• Exercise brief:
Reproduce all the lines exactly as they stand, apart from the pictures.

• Data extract:
--*--

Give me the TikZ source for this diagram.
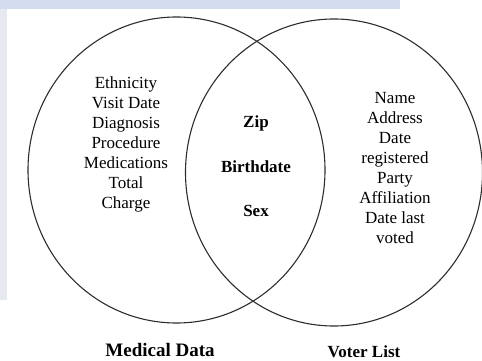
\documentclass[tikz,border=0pt]{standalone}
\usepackage{fontspec}
\setmainfont{Liberation Serif}
\usetikzlibrary{shapes.geometric}
\definecolor{wmblue}{RGB}{212,221,240}
\definecolor{wmgray}{RGB}{230,233,240}
\definecolor{linegray}{RGB}{45,45,45}
\tikzset{
  setcircle/.style={ellipse, draw=linegray, line width=1.1pt, inner sep=0pt},
  listtext/.style={align=center, inner sep=0pt, font=\fontsize{17}{20}\selectfont},
  boldtext/.style={inner sep=0pt, font=\fontsize{17}{20}\selectfont\bfseries},
  titletext/.style={inner sep=0pt}
}
\begin{document}
\begin{tikzpicture}[x=1pt,y=-1pt]
\useasboundingbox (0,0) rectangle (482,361);
% faint watermark strips
\fill[wmblue] (0,0) rectangle (400,9);
\fill[wmgray] (0,9) rectangle (7,300);
% sets
\node[setcircle, minimum width=297pt, minimum height=306pt] (med) at (176.5,170) {};
\node[setcircle, minimum width=297pt, minimum height=307pt] (vot) at (334,172.5) {};
% left list
\node[listtext] (medlist) at (126,144) {Ethnicity\\Visit Date\\Diagnosis\\Procedure\\Medications\\Total\\Charge};
% intersection
\node[boldtext] (zip) at (256,123) {Zip};
\node[boldtext] (birth) at (256,167) {Birthdate};
\node[boldtext] (sex) at (256,211) {Sex};
% right list
\node[listtext] (votlist) at (395,168) {Name\\Address\\Date\\registered\\Party\\Affiliation\\Date last\\voted};
% titles
\node[titletext, font=\fontsize{19}{22}\selectfont\bfseries] (medtitle) at (160,350) {Medical Data};
\node[titletext, font=\fontsize{17}{20}\selectfont\bfseries] (vottitle) at (364,351.5) {Voter List};
\end{tikzpicture}
\end{document}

--*--

• Task result:
Give me the TikZ source for this diagram.
\documentclass[tikz,border=0pt]{standalone}
\usepackage{fontspec}
\setmainfont{Liberation Serif}
\usetikzlibrary{shapes.geometric}
\definecolor{wmblue}{RGB}{212,221,240}
\definecolor{wmgray}{RGB}{230,233,240}
\definecolor{linegray}{RGB}{45,45,45}
\tikzset{
  setcircle/.style={ellipse, draw=linegray, line width=1.1pt, inner sep=0pt},
  listtext/.style={align=center, inner sep=0pt, font=\fontsize{17}{20}\selectfont},
  boldtext/.style={inner sep=0pt, font=\fontsize{17}{20}\selectfont\bfseries},
  titletext/.style={inner sep=0pt}
}
\begin{document}
\begin{tikzpicture}[x=1pt,y=-1pt]
\useasboundingbox (0,0) rectangle (482,361);
% faint watermark strips
\fill[wmblue] (0,0) rectangle (400,9);
\fill[wmgray] (0,9) rectangle (7,300);
% sets
\node[setcircle, minimum width=297pt, minimum height=306pt] (med) at (176.5,170) {};
\node[setcircle, minimum width=297pt, minimum height=307pt] (vot) at (334,172.5) {};
% left list
\node[listtext] (medlist) at (126,144) {Ethnicity\\Visit Date\\Diagnosis\\Procedure\\Medications\\Total\\Charge};
% intersection
\node[boldtext] (zip) at (256,123) {Zip};
\node[boldtext] (birth) at (256,167) {Birthdate};
\node[boldtext] (sex) at (256,211) {Sex};
% right list
\node[listtext] (votlist) at (395,168) {Name\\Address\\Date\\registered\\Party\\Affiliation\\Date last\\voted};
% titles
\node[titletext, font=\fontsize{19}{22}\selectfont\bfseries] (medtitle) at (160,350) {Medical Data};
\node[titletext, font=\fontsize{17}{20}\selectfont\bfseries] (vottitle) at (364,351.5) {Voter List};
\end{tikzpicture}
\end{document}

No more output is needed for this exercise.